» **Problem**:
Give back exactly the lines from the beginning of the listing below to the line holding "const chart = echarts.init(document.getElementById('c'));", both ends included; the pictures stay out.

» **Information shown**:
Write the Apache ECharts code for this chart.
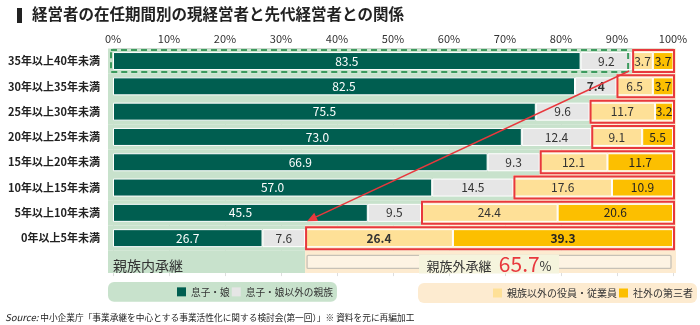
<!DOCTYPE html>
<html><head><meta charset="utf-8">
<script src="https://cdn.jsdelivr.net/npm/echarts@6/dist/echarts.min.js"></script>
<style>html,body{margin:0;padding:0;background:#fff}#c{width:700px;height:325px}</style>
</head><body><div id="c"></div>
<script>
// ---- data ----
const categories = ['35年以上40年未満','30年以上35年未満','25年以上30年未満','20年以上25年未満','15年以上20年未満','10年以上15年未満','5年以上10年未満','0年以上5年未満'];
const son        = [83.5, 82.5, 75.5, 73.0, 66.9, 57.0, 45.5, 26.7];
const relative   = [9.2, 7.4, 9.6, 12.4, 9.3, 14.5, 9.5, 7.6];
const employee   = [3.7, 6.5, 11.7, 9.1, 12.1, 17.6, 24.4, 26.4];
const thirdParty = [3.7, 3.7, 3.2, 5.5, 11.7, 10.9, 20.6, 39.3];
const boldRelative = [1];
const boldEmployee = [7];
const boldThird = [7];
const xMin = 0, xMax = 100, xStep = 10;

const internal = son.map((v, i) => +(v + relative[i]).toFixed(1));
const lastIdx = categories.length - 1;
const externalTotal = +(employee[lastIdx] + thirdParty[lastIdx]).toFixed(1);
const yCats = categories.concat(['']);

const FONT = '"Noto Sans CJK JP","Noto Sans",sans-serif';
const C = {
  son: '#005e50', rel: '#e6e6e6', emp: '#fee097', third: '#fcbf00',
  greenBg: '#c8e2cc', peachBg: '#fdebd0', red: '#e8383d', dash: '#3c9b5e'
};

function items(arr, bolds) {
  return arr.map((v, i) => bolds.indexOf(i) >= 0 ? { value: v, label: { fontWeight: 'bold' } } : v);
}

function barSeries(name, arr, color, labelColor, bolds) {
  return {
    name, type: 'bar', stack: 'all', barWidth: 18, z: 2,
    data: items(arr, bolds),
    itemStyle: { color, borderColor: '#ffffff', borderWidth: 1 },
    label: {
      show: true, position: 'inside', fontFamily: FONT, fontSize: 12, color: labelColor,
      formatter: p => Number(p.value).toFixed(1)
    }
  };
}

const chart = echarts.init(document.getElementById('c'));

const option = {
  animation: false,
  textStyle: { fontFamily: FONT },
  title: {
    text: '経営者の在任期間別の現経営者と先代経営者との関係',
    left: 27, top: 1,
    textStyle: { fontFamily: FONT, fontSize: 15.5, fontWeight: 'bold', color: '#222' }
  },
  grid: { left: 113, right: 27, top: 48.4, height: 227.7 },
  xAxis: {
    type: 'value', position: 'top', min: xMin, max: xMax, interval: xStep,
    axisLabel: { formatter: '{value}%', fontFamily: FONT, fontSize: 11, color: '#333', margin: 4 },
    axisLine: { show: true, lineStyle: { color: '#cfcfcf' } },
    axisTick: { show: false },
    splitLine: { show: true, lineStyle: { color: '#dedede' } }
  },
  yAxis: {
    type: 'category', inverse: true, data: yCats,
    axisLine: { show: false }, axisTick: { show: false },
    axisLabel: { fontFamily: FONT, fontSize: 11, fontWeight: 'bold', color: '#222', margin: 13 }
  },
  legend: [
    {
      left: 108, top: 282, width: 200, data: ['息子・娘', '息子・娘以外の親族'],
      backgroundColor: C.greenBg, borderRadius: 6, padding: [5, 4, 5, 69],
      itemWidth: 9, itemHeight: 9, itemGap: 2, icon: 'rect', selectedMode: false,
      itemStyle: { borderWidth: 0 },
      textStyle: { fontFamily: FONT, fontSize: 9.7, color: '#333' }
    },
    {
      left: 418, top: 283, width: 220, data: ['親族以外の役員・従業員', '社外の第三者'],
      backgroundColor: C.peachBg, borderRadius: 6, padding: [5, 4, 5, 75],
      itemWidth: 9, itemHeight: 9, itemGap: 2, icon: 'rect', selectedMode: false,
      itemStyle: { borderWidth: 0 },
      textStyle: { fontFamily: FONT, fontSize: 10, color: '#333' }
    }
  ],
  graphic: [
    { type: 'rect', left: 17, top: 8, shape: { width: 5, height: 15 }, style: { fill: '#222' } },
    { type: 'text', left: 114, top: 285, style: { text: '親族内承継', font: '12px ' + FONT, fill: '#333' } },
    { type: 'text', left: 427, top: 286, style: { text: '親族外承継', font: '12px ' + FONT, fill: '#333' } },
    {
      type: 'text', left: 5, top: 313,
      style: {
        text: '{i|Source:} 中小企業庁「事業承継を中心とする事業活性化に関する検討会(第一回）」※ 資料を元に再編加工',
        font: '8.7px ' + FONT, fill: '#222',
        rich: { i: { fontStyle: 'italic', fontSize: 9.5, fontFamily: FONT, fill: '#222' } }
      }
    }
  ],
  series: [
    {
      type: 'custom', name: 'bg', z: 1, silent: true, clip: false,
      encode: { x: 0, y: 1 },
      data: internal.map((v, i) => [v, i]).concat([[internal[lastIdx], categories.length]]),
      renderItem: (params, api) => {
        const inner = api.value(0), cat = api.value(1);
        const c0 = api.coord([xMin, cat]), ci = api.coord([inner, cat]), c1 = api.coord([xMax, cat]);
        const band = api.size([0, 1])[1];
        const last = cat === categories.length;
        const top = c0[1] - band / 2;
        const h = last ? band - 3 : band;
        return {
          type: 'group', children: [
            { type: 'rect', shape: { x: c0[0] - 5, y: top, width: ci[0] - c0[0] + 5, height: h }, style: { fill: C.greenBg } },
            { type: 'rect', shape: { x: ci[0], y: top, width: c1[0] + 3 - ci[0], height: h }, style: { fill: C.peachBg } }
          ]
        };
      }
    },
    barSeries('息子・娘', son, C.son, '#ffffff', []),
    barSeries('息子・娘以外の親族', relative, C.rel, '#333333', boldRelative),
    barSeries('親族以外の役員・従業員', employee, C.emp, '#333333', boldEmployee),
    barSeries('社外の第三者', thirdParty, C.third, '#222222', boldThird),
    {
      type: 'custom', name: 'redBoxes', z: 3, silent: true, clip: false,
      encode: { x: 0, y: 1 },
      data: internal.map((v, i) => [v, i]),
      renderItem: (params, api) => {
        const inner = api.value(0), cat = api.value(1);
        const ci = api.coord([inner, cat]), c1 = api.coord([xMax, cat]);
        return {
          type: 'rect',
          shape: { x: ci[0] + 1, y: ci[1] - 11, width: c1[0] - ci[0], height: 22 },
          style: { fill: 'none', stroke: C.red, lineWidth: 2 }
        };
      }
    },
    {
      type: 'custom', name: 'dashBox', z: 3, silent: true, clip: false,
      encode: { x: 0, y: 1 },
      data: [[internal[0], 0]],
      renderItem: (params, api) => {
        const inner = api.value(0), cat = api.value(1);
        const c0 = api.coord([xMin, cat]), ci = api.coord([inner, cat]);
        return {
          type: 'rect',
          shape: { x: c0[0] - 2, y: c0[1] - 11, width: ci[0] - c0[0] - 2, height: 22 },
          style: { fill: 'none', stroke: C.dash, lineWidth: 2, lineDash: [6, 4] }
        };
      }
    },
    {
      type: 'custom', name: 'arrow', z: 4, silent: true, clip: false,
      encode: { x: [0, 2], y: [1, 3] },
      data: [[internal[0], 0, internal[lastIdx], lastIdx]],
      renderItem: (params, api) => {
        const p1 = api.coord([api.value(0), api.value(1)]);
        const p2 = api.coord([api.value(2), api.value(3)]);
        p1[0] -= 3; p1[1] += 10;
        p2[0] += 2; p2[1] -= 17;
        const a = Math.atan2(p2[1] - p1[1], p2[0] - p1[0]);
        const L = 10, W = 4.5;
        const bx = p2[0] - L * Math.cos(a), by = p2[1] - L * Math.sin(a);
        const nx = -Math.sin(a) * W, ny = Math.cos(a) * W;
        return {
          type: 'group', children: [
            { type: 'line', shape: { x1: p1[0], y1: p1[1], x2: bx, y2: by }, style: { stroke: C.red, lineWidth: 1.5 } },
            { type: 'polygon', shape: { points: [[p2[0], p2[1]], [bx + nx, by + ny], [bx - nx, by - ny]] }, style: { fill: C.red } }
          ]
        };
      }
    },
    {
      type: 'custom', name: 'bottomNote', z: 3, silent: true, clip: false,
      encode: { x: 0, y: 1 },
      data: [[internal[lastIdx], categories.length, externalTotal]],
      renderItem: (params, api) => {
        const inner = api.value(0), cat = api.value(1), ext = api.value(2);
        const c0 = api.coord([xMin, cat]), ci = api.coord([inner, cat]), c1 = api.coord([xMax, cat]);
        const cy = c0[1];
        const mid = (ci[0] + c1[0]) / 2;
        return {
          type: 'group', children: [
            { type: 'text', x: c0[0], y: cy + 2, style: { text: '親族内承継', font: '14px ' + FONT, fill: '#333', verticalAlign: 'middle', align: 'left' } },
            { type: 'rect', shape: { x: ci[0] + 2, y: cy - 8, width: c1[0] - ci[0] - 4, height: 13, r: 1 }, style: { fill: '#fdf3e3', stroke: '#c7c1b6', lineWidth: 1.3 } },
            { type: 'rect', shape: { x: mid - 70, y: cy - 9, width: 140, height: 19 }, style: { fill: '#f5f4dd' } },
            {
              type: 'text', x: mid, y: cy + 1,
              style: {
                text: '{a|親族外承継} {b|' + ext.toFixed(1) + '}{c|%}',
                align: 'center', verticalAlign: 'middle',
                rich: {
                  a: { fontFamily: FONT, fontSize: 13, fill: '#333', padding: [4, 4, 0, 0] },
                  b: { fontFamily: FONT, fontSize: 21, fill: C.red },
                  c: { fontFamily: FONT, fontSize: 13, fill: '#333', padding: [4, 0, 0, 0] }
                }
              }
            }
          ]
        };
      }
    }
  ]
};
chart.setOption(option);
</script>
</body></html>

» **Response to this task**:
Write the Apache ECharts code for this chart.
<!DOCTYPE html>
<html><head><meta charset="utf-8">
<script src="https://cdn.jsdelivr.net/npm/echarts@6/dist/echarts.min.js"></script>
<style>html,body{margin:0;padding:0;background:#fff}#c{width:700px;height:325px}</style>
</head><body><div id="c"></div>
<script>
// ---- data ----
const categories = ['35年以上40年未満','30年以上35年未満','25年以上30年未満','20年以上25年未満','15年以上20年未満','10年以上15年未満','5年以上10年未満','0年以上5年未満'];
const son        = [83.5, 82.5, 75.5, 73.0, 66.9, 57.0, 45.5, 26.7];
const relative   = [9.2, 7.4, 9.6, 12.4, 9.3, 14.5, 9.5, 7.6];
const employee   = [3.7, 6.5, 11.7, 9.1, 12.1, 17.6, 24.4, 26.4];
const thirdParty = [3.7, 3.7, 3.2, 5.5, 11.7, 10.9, 20.6, 39.3];
const boldRelative = [1];
const boldEmployee = [7];
const boldThird = [7];
const xMin = 0, xMax = 100, xStep = 10;

const internal = son.map((v, i) => +(v + relative[i]).toFixed(1));
const lastIdx = categories.length - 1;
const externalTotal = +(employee[lastIdx] + thirdParty[lastIdx]).toFixed(1);
const yCats = categories.concat(['']);

const FONT = '"Noto Sans CJK JP","Noto Sans",sans-serif';
const C = {
  son: '#005e50', rel: '#e6e6e6', emp: '#fee097', third: '#fcbf00',
  greenBg: '#c8e2cc', peachBg: '#fdebd0', red: '#e8383d', dash: '#3c9b5e'
};

function items(arr, bolds) {
  return arr.map((v, i) => bolds.indexOf(i) >= 0 ? { value: v, label: { fontWeight: 'bold' } } : v);
}

function barSeries(name, arr, color, labelColor, bolds) {
  return {
    name, type: 'bar', stack: 'all', barWidth: 18, z: 2,
    data: items(arr, bolds),
    itemStyle: { color, borderColor: '#ffffff', borderWidth: 1 },
    label: {
      show: true, position: 'inside', fontFamily: FONT, fontSize: 12, color: labelColor,
      formatter: p => Number(p.value).toFixed(1)
    }
  };
}

const chart = echarts.init(document.getElementById('c'));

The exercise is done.